Boyle gercekmis gibi olurlar. Hatta gercek mi ruya mi ayirt edemzsiniz. Cok degisik ya gozumu bi actim yanimdaki oydu sonra bi daha actim bi baktim yastikmis. Soktayim sozluk galiba gecen yine kacirildim da uyanmadan geri getirdi.
Noluyor lan dedirten rüyalardır.
Hiç unutmam küçükken görmüştüm böyle bir rüya ; Bizim apartmanın bodrum katına iniyorum ( merdivenler sarmal şekilde ) aşağıya indiğimde devasa boyutta bi arı üstüme geliyor ve sarsılarak uyanıyorum . Uyandıktan sonra hafiften tırsıyorum malum ilkokula gidiyoruz daha .
ilginçten çok saçma bi rüya gibi oldu ama neyse
rüyamda lise sondaydım. dehşet vericiydi merdivenlerden yukarı çıkıyorum bi baktım merdivenlerde melih gökçek; yanına iki kız öğrenci almış merdivenlerde oturuyo. sizin burda ne işiniz var dedim bana dönüp ben artık senin sınıf rehberlik hocanım koraycım dedi. bende yav he he dedim bi ust merdivenlere ciktim. tabi bu beni gittim zannetti heralde arkamdan beni kizlara kotuledi dakka bir gol bir. sonra indim merdivenlerden sen bana boyle boyle mi dedin dedim kulağımla duydum dedim. o da yok koraycım olurmu oyle sey dedi. sonra bana gözlüklerinin altından gülümsedi. tam o sırada uyandım allahtan kabusmuş.
hayırdır inşallah yolda yürürken kocaman göbekli bir adam çıkıyor karşıma sataşıyor, yumruğumla yere serip gidiyorum. ama göbeği adamın gerçekten çok büyük normal şişman veya hamile göbeği değil. tabiri nedir cidden merak ettim.
otobanda bısiklet suruyorum. biri beni kisiktiriyor, o an palyacoya donusuyorum o da aslan oluyor, pofuduk oyuncak. elime oyuncak kirmizi sacli bi kiz bebegi, yaninda da bi biberon ve emzik birakiyor, aslan da ben de agliyoruz ama ben eve giriyorum. evde de babam var galiba kiziyo bana o herifle mi gorustun diye falan.
konu:ünlü isimlerle birlikte ak parti il dışı gezisine katılmam sonrasında bir cemaat yurdunda erdoğanın antlaşma imzalaması. Sabah uyanınca acaba barışacaklar mı lan diye düşünmeden edemedim.
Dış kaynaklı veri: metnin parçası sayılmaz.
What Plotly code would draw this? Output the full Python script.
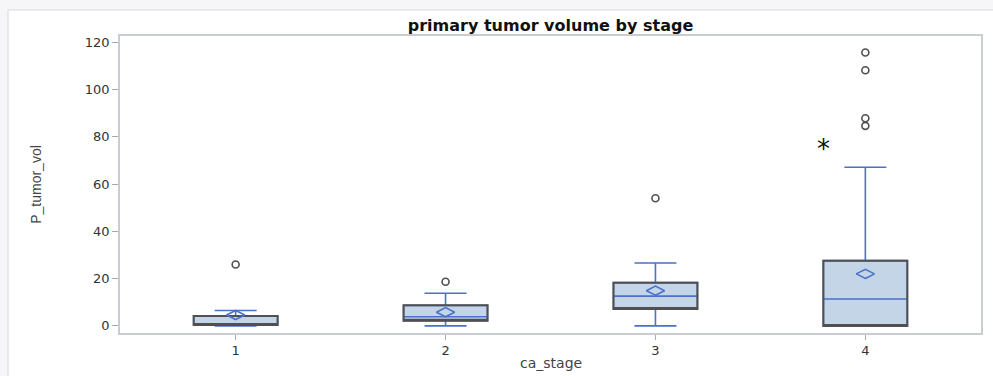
import plotly.graph_objects as go

# Summary statistics of primary tumor volume per cancer stage
stages = [1, 2, 3, 4]
q1 = [0.4, 2.2, 7.2, 0.0]
median = [0.5, 3.9, 12.6, 11.4]
q3 = [4.2, 8.7, 18.3, 27.6]
lower_whisker = [0.0, 0.0, 0.0, 0.0]
upper_whisker = [6.5, 13.8, 26.6, 67.1]
means = [4.6, 5.8, 14.9, 22.0]

# Outlying observations
outlier_stage = [1, 2, 3, 4, 4, 4, 4]
outlier_vol = [26.0, 18.7, 54.0, 115.6, 108.1, 87.8, 84.6]

# Marked annotation
star_x = 3.8
star_y = 77.0

FILL = "#c5d5e8"
BLUE = "#4a72c8"
EDGE = "#505050"
FRAME = "#c9cdd2"
BOX_W = 0.4

fig = go.Figure()

# Filled box with blue whiskers, caps and median line
fig.add_trace(go.Box(
    x=stages, q1=q1, median=median, q3=q3,
    lowerfence=lower_whisker, upperfence=upper_whisker,
    width=BOX_W, whiskerwidth=0.5,
    fillcolor=FILL, line=dict(color=BLUE, width=1.6),
    boxpoints=False, hoverinfo="skip", showlegend=False,
))

# Dark gray box outline only (no whiskers, median on the lower edge)
fig.add_trace(go.Box(
    x=stages, q1=q1, median=q1, q3=q3,
    lowerfence=q1, upperfence=q3,
    width=BOX_W, whiskerwidth=0,
    fillcolor="rgba(0,0,0,0)", line=dict(color=EDGE, width=2),
    boxpoints=False, hoverinfo="skip", showlegend=False,
))

# Means
fig.add_trace(go.Scatter(
    x=stages, y=means, mode="markers",
    marker=dict(symbol="diamond-wide-open", size=13, color=BLUE, line=dict(width=1.6, color=BLUE)),
    showlegend=False,
))

# Outliers
fig.add_trace(go.Scatter(
    x=outlier_stage, y=outlier_vol, mode="markers",
    marker=dict(symbol="circle-open", size=7, color=EDGE, line=dict(width=1.6, color=EDGE)),
    showlegend=False,
))

fig.add_annotation(
    x=star_x, y=star_y, text="*", showarrow=False,
    font=dict(family="DejaVu Sans", size=26, color="#111"),
    yshift=-5,
)

W, H = 993, 376
ML, MR, MT, MB = 120, 12, 36, 43
pw, ph = W - ML - MR, H - MT - MB

def px_x(px):
    return (px - ML) / pw

def px_y(py):
    return 1 - (py - MT) / ph

# x-axis title placed just under the tick labels
fig.add_annotation(
    xref="paper", yref="paper", x=0.5, y=px_y(363),
    xanchor="center", yanchor="middle", showarrow=False,
    text="ca_stage", font=dict(family="DejaVu Sans", size=14, color="#444"),
)

# Page frame
fig.add_shape(type="rect", xref="paper", yref="paper",
              x0=px_x(8), x1=px_x(W + 5), y0=px_y(H + 5), y1=px_y(10),
              fillcolor="white", line=dict(color="#e2e4e8", width=1.5), layer="below")

fig.update_layout(
    width=W, height=H,
    margin=dict(l=ML, r=MR, t=MT, b=MB, autoexpand=False),
    paper_bgcolor="#f6f6f8",
    plot_bgcolor="rgba(0,0,0,0)",
    boxmode="overlay",
    title=dict(text="<b>primary tumor volume by stage</b>", x=550.5 / W,
               xanchor="center", y=1 - 25 / H, yanchor="middle",
               font=dict(family="DejaVu Sans", size=16, color="#111")),
    font=dict(family="DejaVu Sans", color="#333"),
)

fig.update_xaxes(
    range=[0.449, 4.551], tickvals=stages, ticktext=[str(s) for s in stages],
    ticks="outside", ticklen=5, tickcolor="#aaa",
    tickfont=dict(size=13, color="#333"),
    showgrid=False, zeroline=False, automargin=False,
    showline=True, linecolor=FRAME, linewidth=1.5, mirror=True,
)
fig.update_yaxes(
    range=[-3.0, 122.6], tickvals=[0, 20, 40, 60, 80, 100, 120],
    ticks="outside", ticklen=6, tickcolor="#aaa",
    tickfont=dict(size=13, color="#333"),
    showgrid=False, zeroline=False, automargin=False,
    showline=True, linecolor=FRAME, linewidth=1.5, mirror=True,
    title=dict(text="P_tumor_vol", font=dict(family="Liberation Sans Narrow, Liberation Sans", size=14, color="#444"), standoff=40),
)

fig.write_html("out.html")
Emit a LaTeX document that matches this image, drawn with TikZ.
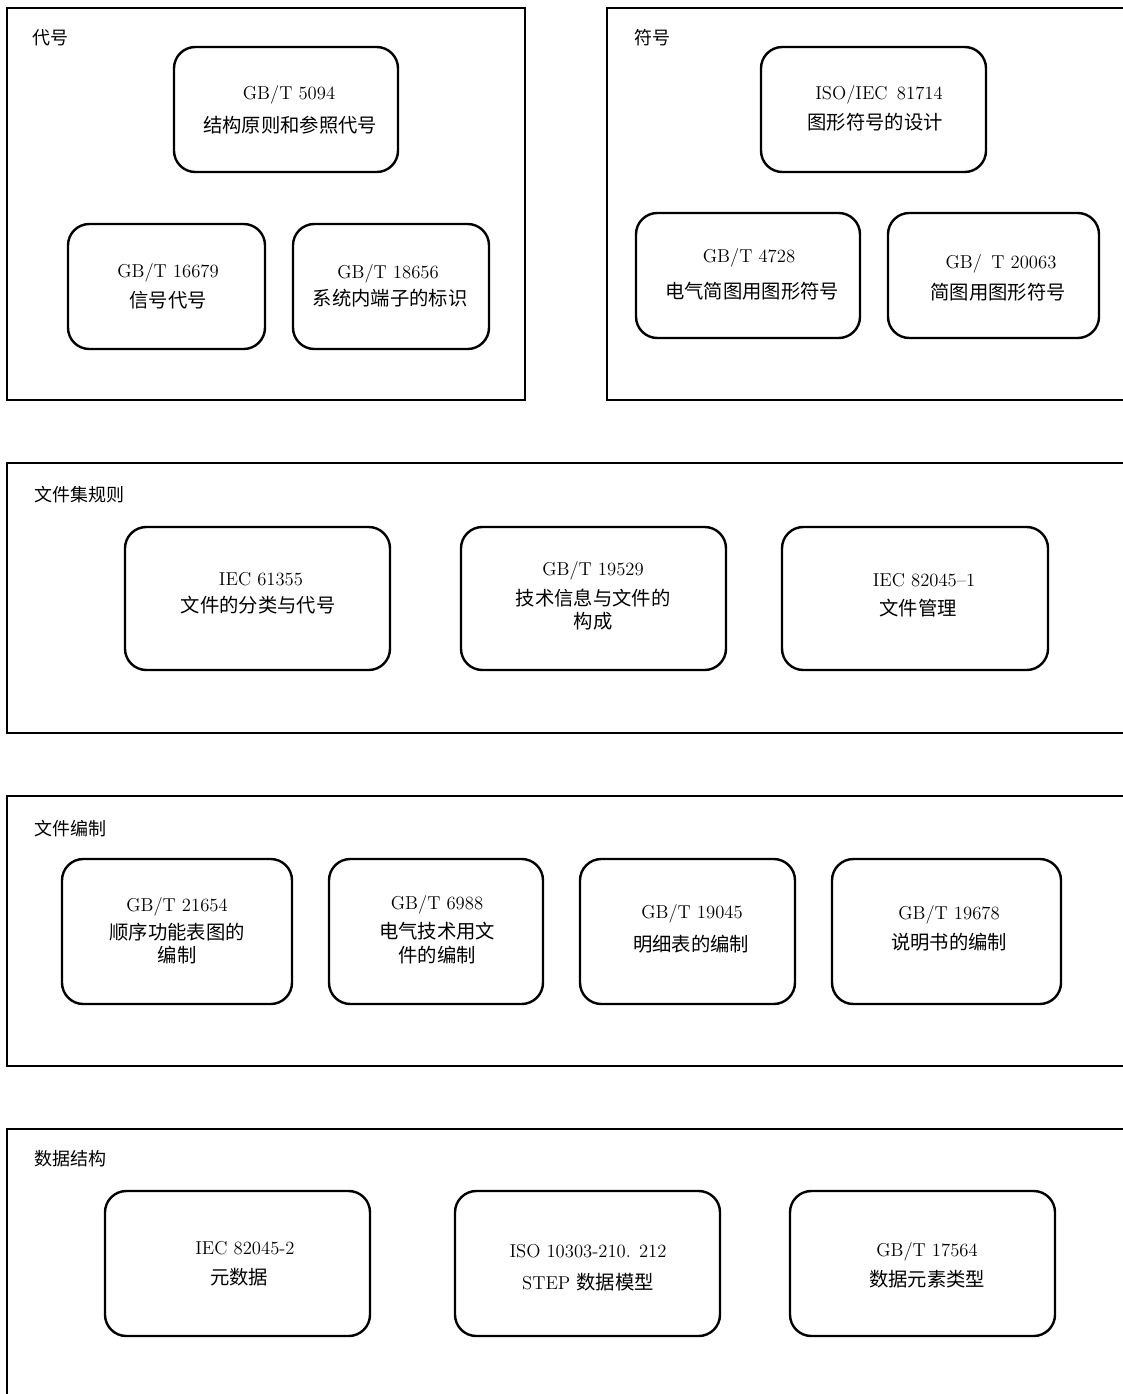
\documentclass[tikz,border=0pt]{standalone}
\usepackage{fontspec}
\newfontfamily\cjk{Noto Sans CJK SC}
\usetikzlibrary{fit}
\newcommand\zh[1]{{\fontsize{14.5}{17}\cjk #1}}
\begin{document}
\begin{tikzpicture}[x=0.75pt,y=-0.75pt,
  frame/.style={line width=1.5pt},
  stdbox/.style={draw, line width=1.8pt, rounded corners=16pt, inner sep=0pt},
  lat/.style={font=\fontsize{14}{17}\selectfont, inner sep=0pt, yshift=-1.5pt},
  zhs/.style={font=\fontsize{14.5}{17}\cjk, inner sep=0pt},
  lbl/.style={font=\fontsize{13.5}{16}\cjk, inner sep=0pt, anchor=west}]
\useasboundingbox (0,0) rectangle (1123,1394);
\clip (0,0) rectangle (1123,1394);
% frames
\draw[frame] (7,8) rectangle (525,400);
\draw[frame] (607,8) rectangle (1140,400);
\draw[frame] (7,463) rectangle (1140,733);
\draw[frame] (7,796) rectangle (1140,1066);
\draw[frame] (7,1129) rectangle (1140,1420);
% frame labels
\node[lbl] (L1) at (32,38) {代号};
\node[lbl] (L2) at (634,38) {符号};
\node[lbl] (L3) at (34,495) {文件集规则};
\node[lbl] (L4) at (34,829) {文件编制};
\node[lbl] (L5) at (34,1159) {数据结构};
% frame 1
\node[stdbox, fit={(174,47) (398,172)}] (A) {};
\node[lat] (A1) at (289,93) {GB/T 5094};
\node[zhs] (A2) at (290,125) {结构原则和参照代号};
\node[stdbox, fit={(68,224) (265,349)}] (B) {};
\node[lat] (B1) at (168,271) {GB/T 16679};
\node[zhs] (B2) at (168,300) {信号代号};
\node[stdbox, fit={(293,224) (489,349)}] (C) {};
\node[lat] (C1) at (388,272) {GB/T 18656};
\node[zhs] (C2) at (390,298) {系统内端子的标识};
% frame 2
\node[stdbox, fit={(761,47) (986,172)}] (D) {};
\node[lat] (D1) at (879,93) {ISO/IEC\enspace 81714};
\node[zhs] (D2) at (875,122) {图形符号的设计};
\node[stdbox, fit={(636,213) (860,338)}] (E) {};
\node[lat] (E1) at (749,256) {GB/T 4728};
\node[zhs] (E2) at (752,291) {电气简图用图形符号};
\node[stdbox, fit={(888,213) (1099,338)}] (F) {};
\node[lat] (F1) at (1001,262) {GB/\enspace T 20063};
\node[zhs] (F2) at (998,292) {简图用图形符号};
% frame 3
\node[stdbox, fit={(125,527) (390,670)}] (G) {};
\node[lat] (G1) at (261,577) {IEC 61355};
\node[zhs] (G2) at (258,605) {文件的分类与代号};
\node[stdbox, fit={(461,527) (726,670)}] (H) {};
\node[lat] (H1) at (593,569) {GB/T 19529};
\node[zhs] (H2) at (593,598) {技术信息与文件的};
\node[zhs] (H3) at (593,621) {构成};
\node[stdbox, fit={(782,527) (1048,670)}] (I) {};
\node[lat] (I1) at (924,578) {IEC 82045--1};
\node[zhs] (I2) at (918,608) {文件管理};
% frame 4
\node[stdbox, fit={(62,859) (292,1004)}] (J) {};
\node[lat] (J1) at (177,905) {GB/T 21654};
\node[zhs] (J2) at (177,932) {顺序功能表图的};
\node[zhs] (J3) at (177,955) {编制};
\node[stdbox, fit={(329,859) (543,1004)}] (K) {};
\node[lat] (K1) at (437,903) {GB/T 6988};
\node[zhs] (K2) at (437,931) {电气技术用文};
\node[zhs] (K3) at (437,955) {件的编制};
\node[stdbox, fit={(580,859) (795,1004)}] (Lb) {};
\node[lat] (Lb1) at (692,912) {GB/T 19045};
\node[zhs] (Lb2) at (691,944) {明细表的编制};
\node[stdbox, fit={(832,859) (1061,1004)}] (M) {};
\node[lat] (M1) at (949,913) {GB/T 19678};
\node[zhs] (M2) at (949,942) {说明书的编制};
% frame 5
\node[stdbox, fit={(105,1191) (370,1336)}] (N) {};
\node[lat] (N1) at (245,1246) {IEC 82045-2};
\node[zhs] (N2) at (239,1277) {元数据};
\node[stdbox, fit={(455,1191) (720,1336)}] (O) {};
\node[lat] (O1) at (588,1249) {ISO 10303-210. 212};
\node[lat] (O2) at (588,1280) {STEP \zh{数据模型}};
\node[stdbox, fit={(790,1191) (1055,1336)}] (P) {};
\node[lat] (P1) at (927,1250) {GB/T 17564};
\node[zhs] (P2) at (927,1279) {数据元素类型};
\end{tikzpicture}
\end{document}
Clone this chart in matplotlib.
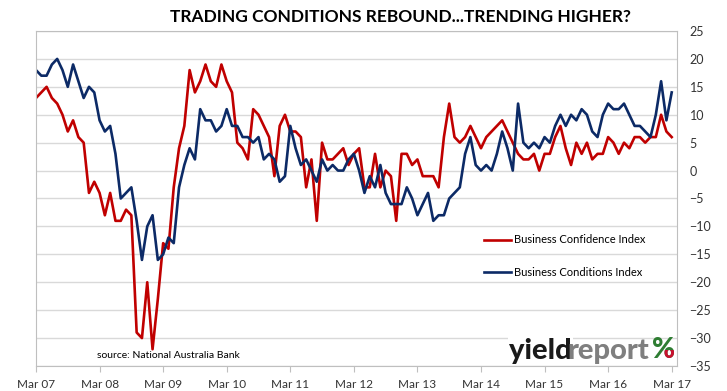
import matplotlib
matplotlib.use('Agg')
import matplotlib.pyplot as plt
import numpy as np

plt.rcParams['font.family'] = ['Lato', 'DejaVu Sans']

# monthly, Mar 07 .. Mar 17
months = np.arange(121)
years = ['07', '08', '09', '10', '11', '12', '13', '14', '15', '16', '17']
tick_labels = ['Mar ' + y for y in years]

confidence = [13, 14, 15, 13, 12, 10, 7, 9, 6, 5,
              -4, -2, -4, -8, -4, -9, -9, -7, -8, -29,
              -30, -20, -32, -23, -13, -14, -3, 4, 8, 18,
              14, 16, 19, 16, 15, 19, 16, 14, 5, 4,
              2, 11, 10, 8, 6, -1, 8, 10, 7, 7,
              6, -3, 2, -9, 5, 2, 2, 3, 4, 1,
              3, 4, -3, -3, 3, -3, 0, -1, -9, 3,
              3, 1, 2, -1, -1, -1, -3, 6, 12, 6,
              5, 6, 8, 6, 4, 6, 7, 8, 9, 7,
              5, 3, 2, 2, 3, 0, 3, 3, 6, 8,
              4, 1, 5, 3, 5, 2, 3, 3, 6, 5,
              3, 5, 4, 6, 6, 5, 6, 6, 10, 7,
              6]

conditions = [18, 17, 17, 19, 20, 18, 15, 19, 16, 13,
              15, 14, 9, 7, 8, 3, -5, -4, -3, -9,
              -16, -10, -8, -16, -15, -12, -13, -3, 1, 4,
              2, 11, 9, 9, 7, 8, 11, 8, 8, 6,
              6, 5, 6, 2, 3, 2, -2, -1, 8, 4,
              1, 2, 0, -2, 2, 0, 1, 0, 0, 2,
              3, 0, -4, -1, -3, 1, -4, -6, -6, -6,
              -3, -5, -8, -6, -4, -9, -8, -8, -5, -4,
              -3, 3, 6, 1, 0, 1, 0, 3, 7, 4,
              0, 12, 5, 4, 5, 4, 6, 5, 8, 10,
              8, 10, 9, 11, 10, 7, 6, 10, 12, 11,
              11, 12, 10, 8, 8, 7, 6, 10, 16, 9,
              14]

red = '#c00000'
navy = '#0c2a66'

fig = plt.figure(figsize=(7.27, 3.91), dpi=100)
ax = fig.add_axes([36/727, 1 - 366/391, (677 - 36)/727, (366 - 31)/391])

ax.plot(months, confidence, color=red, lw=1.9, solid_joinstyle='round', label='Business Confidence Index')
ax.plot(months, conditions, color=navy, lw=1.9, solid_joinstyle='round', label='Business Conditions Index')

ax.set_xlim(0, 121)
ax.set_ylim(-35, 25)
ax.set_yticks(np.arange(-35, 26, 5))
ax.yaxis.tick_right()
ax.tick_params(axis='y', length=0, pad=9, labelsize=9, labelcolor='#333333')
ax.set_xticks(np.arange(0, 121, 12))
ax.set_xticklabels(tick_labels)
ax.tick_params(axis='x', length=4, color='#bfbfbf', pad=5, labelsize=8.5, labelcolor='#333333')
ax.grid(axis='y', color='#d9d9d9', lw=1)
ax.set_axisbelow(True)
for s in ax.spines.values():
    s.set_color('#bfbfbf')

fig.text(400/727, 1 - 17/391, 'TRADING CONDITIONS REBOUND...TRENDING HIGHER?',
         ha='center', va='center', fontsize=12.5, fontweight='bold', color='black')

ax.legend(loc='center left', bbox_to_anchor=(484/727, 1 - 256/391), bbox_transform=fig.transFigure,
          frameon=False, fontsize=8, handlelength=2.4, handletextpad=0.3, labelspacing=1.9,
          borderpad=0, borderaxespad=0)

fig.text(97/727, 1 - 355/391, 'source: National Australia Bank', ha='left', va='center',
         fontsize=7.5, color='black')

# logo
fig.text(509/727, 1 - 351/391, 'yield', ha='left', va='center', fontsize=21, fontweight='black',
         color='#1a1a1a', bbox=dict(facecolor='white', edgecolor='none', pad=1))
fig.text(567/727, 1 - 351/391, 'report', ha='left', va='center', fontsize=21, fontweight='black',
         color='#7f7f7f')
fig.text(652/727, 1 - 350/391, '%', ha='left', va='center', fontsize=20, fontweight='black',
         color='#2e7d32')
pct = fig.text(652/727, 1 - 350/391, '%', ha='left', va='center', fontsize=20, fontweight='black',
               color='#c8102e')
clip = plt.Rectangle((663/727, 0), 0.1, 1 - 350/391, transform=fig.transFigure, visible=False)
fig.add_artist(clip)
pct.set_clip_path(clip)

fig.savefig('out.png', dpi=100)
Bu arada daha beter olurlar inşallah.
her gece aynı rüyayı görüyom aq abime otobus carpiyo sonra kulagi kesik bi cocuk scooter la gelip noldu la buna diyo ( gerçekte dilenci bi cocuktu gordum) sonra uyaniom.
iki boyutlu bir rüya bu herşeyden önce.hiç bir zaman 3 boyutlusunu göremedim ama olsun eksiklik değildir umarım.gözlükde dağıtmayıcam bu sebepten.bir fare önündeki makarayı, elleriyle sürükleyerek labirent tarzı, inişli çıkışlı, sadece kendisinin geçebiliceği yollardan sürüklüyor.duyabildiğin sadece bir tıkırtı, görebildiğin ise bir boşluğun içerisinde farenin ilerlediği yol.bu tıkırtı ve karanlık, sonunu göremediğin labirent bir ömürmüşçesine uzayıp gidiyor.bu labirentte yol alırken, aklında gerçeklik kazanan tek şey tedirginliğin.sürüyor da sürüyor, engellerin üstünden atlıyor, makarayı atlatıyor.tek duyabildiğin tıkırtı.sonunda tünel bitiyor ve makara bir boşluktan aşağı süzülüyor.karanlığa doğru.çocukluğumdan beri sokaktaki varlığı evdekinden farklı olmayan, sokağı ev benimseyen teyzelerden korkmuşumdur.makara çarpık bir kadının ellerine düşüyor.yüzü çarpık, sesler çarpık.makarayı yakalayıp yüzüme bakıyor.gözlerimiz birbirine karışıyor.hafif bir kahkahayla beraber rüya son buluyor.varsa yorumcu lütfen yorumlasın, yoksa yakında kendimi geliştirip teyzeye kötü işler yapmak geçiyor içimden.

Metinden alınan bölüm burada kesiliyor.